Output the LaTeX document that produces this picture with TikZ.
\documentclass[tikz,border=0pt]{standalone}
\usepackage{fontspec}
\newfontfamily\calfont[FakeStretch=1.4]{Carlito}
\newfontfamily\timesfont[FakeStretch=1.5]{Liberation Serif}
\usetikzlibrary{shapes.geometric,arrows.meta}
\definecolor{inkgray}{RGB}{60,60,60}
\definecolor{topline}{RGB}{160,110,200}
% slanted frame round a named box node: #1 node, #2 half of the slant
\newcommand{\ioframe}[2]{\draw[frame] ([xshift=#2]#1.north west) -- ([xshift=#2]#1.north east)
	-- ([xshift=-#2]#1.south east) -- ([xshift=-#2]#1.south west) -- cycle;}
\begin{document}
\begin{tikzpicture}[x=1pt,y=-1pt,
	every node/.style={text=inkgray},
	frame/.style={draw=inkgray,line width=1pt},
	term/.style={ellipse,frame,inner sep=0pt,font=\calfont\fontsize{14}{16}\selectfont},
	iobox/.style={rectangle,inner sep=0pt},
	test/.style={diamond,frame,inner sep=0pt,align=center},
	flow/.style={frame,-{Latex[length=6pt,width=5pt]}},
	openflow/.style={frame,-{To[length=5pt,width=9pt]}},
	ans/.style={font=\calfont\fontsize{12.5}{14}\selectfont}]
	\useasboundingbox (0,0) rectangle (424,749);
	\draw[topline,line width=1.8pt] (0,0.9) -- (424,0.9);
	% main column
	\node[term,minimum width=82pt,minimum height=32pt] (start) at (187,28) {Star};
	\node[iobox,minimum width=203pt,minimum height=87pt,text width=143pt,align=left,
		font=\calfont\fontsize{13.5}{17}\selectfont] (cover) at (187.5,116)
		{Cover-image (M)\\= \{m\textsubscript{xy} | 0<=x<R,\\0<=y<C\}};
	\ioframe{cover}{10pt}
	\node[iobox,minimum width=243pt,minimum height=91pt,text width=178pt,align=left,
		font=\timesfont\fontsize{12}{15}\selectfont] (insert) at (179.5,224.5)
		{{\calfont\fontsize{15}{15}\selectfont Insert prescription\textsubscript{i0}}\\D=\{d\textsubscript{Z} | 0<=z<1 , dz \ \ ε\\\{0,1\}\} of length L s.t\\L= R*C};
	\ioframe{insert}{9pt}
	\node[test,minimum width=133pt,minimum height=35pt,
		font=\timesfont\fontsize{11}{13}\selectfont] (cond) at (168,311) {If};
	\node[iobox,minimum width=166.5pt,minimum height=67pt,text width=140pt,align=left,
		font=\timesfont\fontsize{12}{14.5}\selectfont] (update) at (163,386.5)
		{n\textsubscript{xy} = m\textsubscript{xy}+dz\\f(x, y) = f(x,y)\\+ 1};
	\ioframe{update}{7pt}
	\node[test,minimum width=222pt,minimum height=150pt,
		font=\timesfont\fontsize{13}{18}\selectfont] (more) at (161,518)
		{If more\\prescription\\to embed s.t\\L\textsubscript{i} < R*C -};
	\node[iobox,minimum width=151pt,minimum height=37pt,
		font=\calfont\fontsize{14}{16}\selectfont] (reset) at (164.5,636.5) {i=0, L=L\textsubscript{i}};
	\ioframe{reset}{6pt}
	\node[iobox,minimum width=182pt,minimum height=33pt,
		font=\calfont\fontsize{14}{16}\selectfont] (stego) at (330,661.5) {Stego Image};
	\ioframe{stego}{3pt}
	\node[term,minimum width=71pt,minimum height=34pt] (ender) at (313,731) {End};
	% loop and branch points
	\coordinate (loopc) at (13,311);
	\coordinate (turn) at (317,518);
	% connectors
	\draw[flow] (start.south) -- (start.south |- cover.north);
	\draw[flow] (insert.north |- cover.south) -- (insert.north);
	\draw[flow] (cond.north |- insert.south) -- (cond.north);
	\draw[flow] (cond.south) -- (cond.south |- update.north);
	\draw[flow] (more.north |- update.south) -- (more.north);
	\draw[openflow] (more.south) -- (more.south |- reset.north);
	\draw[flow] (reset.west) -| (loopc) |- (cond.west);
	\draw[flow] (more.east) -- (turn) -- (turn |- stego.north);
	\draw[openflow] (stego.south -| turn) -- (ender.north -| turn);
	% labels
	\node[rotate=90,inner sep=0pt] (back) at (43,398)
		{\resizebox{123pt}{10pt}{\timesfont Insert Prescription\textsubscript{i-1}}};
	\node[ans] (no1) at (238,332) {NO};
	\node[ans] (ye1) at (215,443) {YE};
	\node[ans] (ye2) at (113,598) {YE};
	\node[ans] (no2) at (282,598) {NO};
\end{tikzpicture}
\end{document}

================

- **DESCRIPTION OF THE TASK**:
Return the listing above in its exact form.

- **REPLY TO THE TASK**:
Output the LaTeX document that produces this picture with TikZ.
\documentclass[tikz,border=0pt]{standalone}
\usepackage{fontspec}
\newfontfamily\calfont[FakeStretch=1.4]{Carlito}
\newfontfamily\timesfont[FakeStretch=1.5]{Liberation Serif}
\usetikzlibrary{shapes.geometric,arrows.meta}
\definecolor{inkgray}{RGB}{60,60,60}
\definecolor{topline}{RGB}{160,110,200}
% slanted frame round a named box node: #1 node, #2 half of the slant
\newcommand{\ioframe}[2]{\draw[frame] ([xshift=#2]#1.north west) -- ([xshift=#2]#1.north east)
	-- ([xshift=-#2]#1.south east) -- ([xshift=-#2]#1.south west) -- cycle;}
\begin{document}
\begin{tikzpicture}[x=1pt,y=-1pt,
	every node/.style={text=inkgray},
	frame/.style={draw=inkgray,line width=1pt},
	term/.style={ellipse,frame,inner sep=0pt,font=\calfont\fontsize{14}{16}\selectfont},
	iobox/.style={rectangle,inner sep=0pt},
	test/.style={diamond,frame,inner sep=0pt,align=center},
	flow/.style={frame,-{Latex[length=6pt,width=5pt]}},
	openflow/.style={frame,-{To[length=5pt,width=9pt]}},
	ans/.style={font=\calfont\fontsize{12.5}{14}\selectfont}]
	\useasboundingbox (0,0) rectangle (424,749);
	\draw[topline,line width=1.8pt] (0,0.9) -- (424,0.9);
	% main column
	\node[term,minimum width=82pt,minimum height=32pt] (start) at (187,28) {Star};
	\node[iobox,minimum width=203pt,minimum height=87pt,text width=143pt,align=left,
		font=\calfont\fontsize{13.5}{17}\selectfont] (cover) at (187.5,116)
		{Cover-image (M)\\= \{m\textsubscript{xy} | 0<=x<R,\\0<=y<C\}};
	\ioframe{cover}{10pt}
	\node[iobox,minimum width=243pt,minimum height=91pt,text width=178pt,align=left,
		font=\timesfont\fontsize{12}{15}\selectfont] (insert) at (179.5,224.5)
		{{\calfont\fontsize{15}{15}\selectfont Insert prescription\textsubscript{i0}}\\D=\{d\textsubscript{Z} | 0<=z<1 , dz \ \ ε\\\{0,1\}\} of length L s.t\\L= R*C};
	\ioframe{insert}{9pt}
	\node[test,minimum width=133pt,minimum height=35pt,
		font=\timesfont\fontsize{11}{13}\selectfont] (cond) at (168,311) {If};
	\node[iobox,minimum width=166.5pt,minimum height=67pt,text width=140pt,align=left,
		font=\timesfont\fontsize{12}{14.5}\selectfont] (update) at (163,386.5)
		{n\textsubscript{xy} = m\textsubscript{xy}+dz\\f(x, y) = f(x,y)\\+ 1};
	\ioframe{update}{7pt}
	\node[test,minimum width=222pt,minimum height=150pt,
		font=\timesfont\fontsize{13}{18}\selectfont] (more) at (161,518)
		{If more\\prescription\\to embed s.t\\L\textsubscript{i} < R*C -};
	\node[iobox,minimum width=151pt,minimum height=37pt,
		font=\calfont\fontsize{14}{16}\selectfont] (reset) at (164.5,636.5) {i=0, L=L\textsubscript{i}};
	\ioframe{reset}{6pt}
	\node[iobox,minimum width=182pt,minimum height=33pt,
		font=\calfont\fontsize{14}{16}\selectfont] (stego) at (330,661.5) {Stego Image};
	\ioframe{stego}{3pt}
	\node[term,minimum width=71pt,minimum height=34pt] (ender) at (313,731) {End};
	% loop and branch points
	\coordinate (loopc) at (13,311);
	\coordinate (turn) at (317,518);
	% connectors
	\draw[flow] (start.south) -- (start.south |- cover.north);
	\draw[flow] (insert.north |- cover.south) -- (insert.north);
	\draw[flow] (cond.north |- insert.south) -- (cond.north);
	\draw[flow] (cond.south) -- (cond.south |- update.north);
	\draw[flow] (more.north |- update.south) -- (more.north);
	\draw[openflow] (more.south) -- (more.south |- reset.north);
	\draw[flow] (reset.west) -| (loopc) |- (cond.west);
	\draw[flow] (more.east) -- (turn) -- (turn |- stego.north);
	\draw[openflow] (stego.south -| turn) -- (ender.north -| turn);
	% labels
	\node[rotate=90,inner sep=0pt] (back) at (43,398)
		{\resizebox{123pt}{10pt}{\timesfont Insert Prescription\textsubscript{i-1}}};
	\node[ans] (no1) at (238,332) {NO};
	\node[ans] (ye1) at (215,443) {YE};
	\node[ans] (ye2) at (113,598) {YE};
	\node[ans] (no2) at (282,598) {NO};
\end{tikzpicture}
\end{document}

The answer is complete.